Another striking similarity when visiting any place in Thailand is their adaptation of Valmiki's Ramayana. Basic story remaining the same that of Prince Rama and wife Sita, of victory of good over evil, it has been adapted to suit the Thais. 'Ramakian' pervades all forms of Thai artistic expressions. From murals on the palace walls to the dance-dramas and even as the most popular story line for puppeteering. However, when heard from the tour operators at the Hilton, where we were staying, about a city called Ayutthaya –Thai version of our very own Ayodhya – I was intrigued. That's when we decided to take a day's tour from Bangkok and opted to take the bus to Ayutthaya and return by the boat. We were told that the bus would leave at 6am sharp considering the notorious Bangkok traffic jams (all Thai VVIPs travel in their stretch limo's with motorcycles in tow so as not miss important deadlines!).
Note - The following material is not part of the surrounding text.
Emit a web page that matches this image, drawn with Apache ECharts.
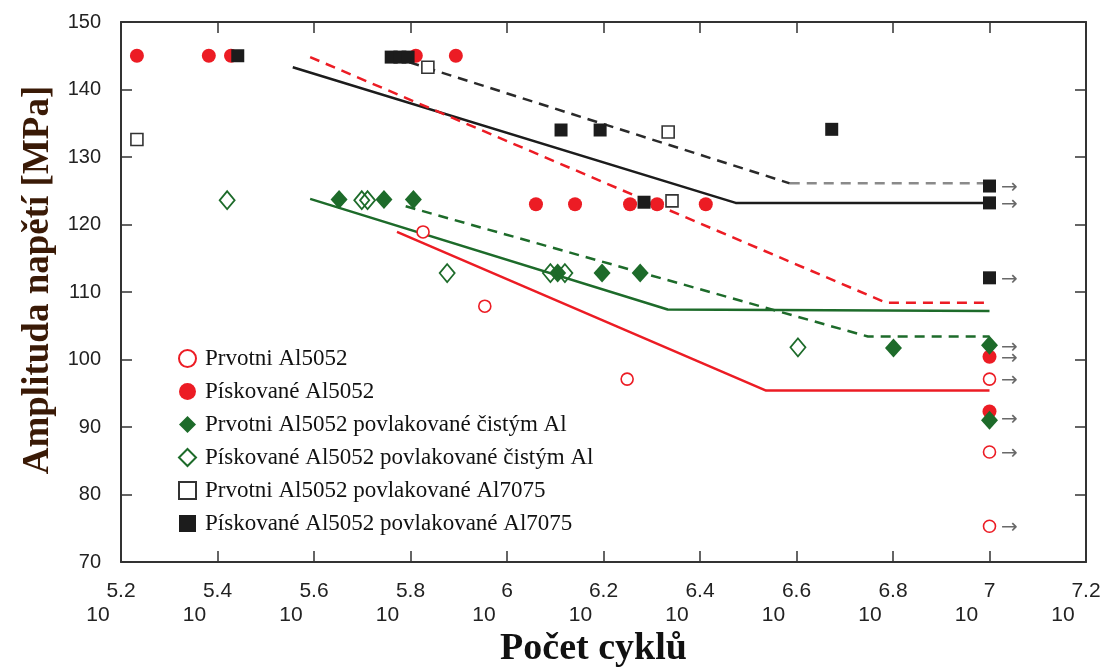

Though it was a pain waking up at such an unearthly hour it was well worth it.
En route to Ayutthaya approximately 18km short of it, we halted at the Bang Pa popularly known as the Summer Palace. Originally built by King Prasat Thong who was the ruler between 1630 to 1655, this palace was used by later kings as a country residence. This Palace lay abandoned for nearly 80 years. However, during the early Bangkok period, King Rama V commanded several more buildings to be added in this compound. These include pavilions and halls constructed in Thai, Chinese and European architectural style. Modern in construction and though varied in style, they are resplendent with the liberal use of gold and colour. The national symbol, that of the garuda graces almost all buildings.
After the guided tour of the palace we proceeded to Ayutthaya. Located about 85km north of Bangkok, the city is also called Phra Nakhon Si Ayutthaya. It has been the Thai capital from 1350 till 1767. And for these 417 years the kingdom of Ayutthaya was the dominant power in fertile region of the Menam or Chao Phraya Basin. The official year of its "founding" is 1350 by King Ramathibodi I. This island-city is situated at the confluence of three rivers, the Chao Phraya, the Pasak and the Lopuri.
The main attraction is the ruins of the Ancient Palace, which was built by King U Thong. Several building were added later including the Wat Phra Si Sanphet. Built in the 14th century and used by several kings, this temple held the same ceremonial function for the royalty as the Temple of Emerald Buddha in Bangkok nowadays. Some other notable buildings are Wihan Somdet Pavilion, Sanphet Prasat Pavilion,Chakkrawat Phaichayan, Pavilion, Banyan Ratnat Pavilion and the Tri Muk Building.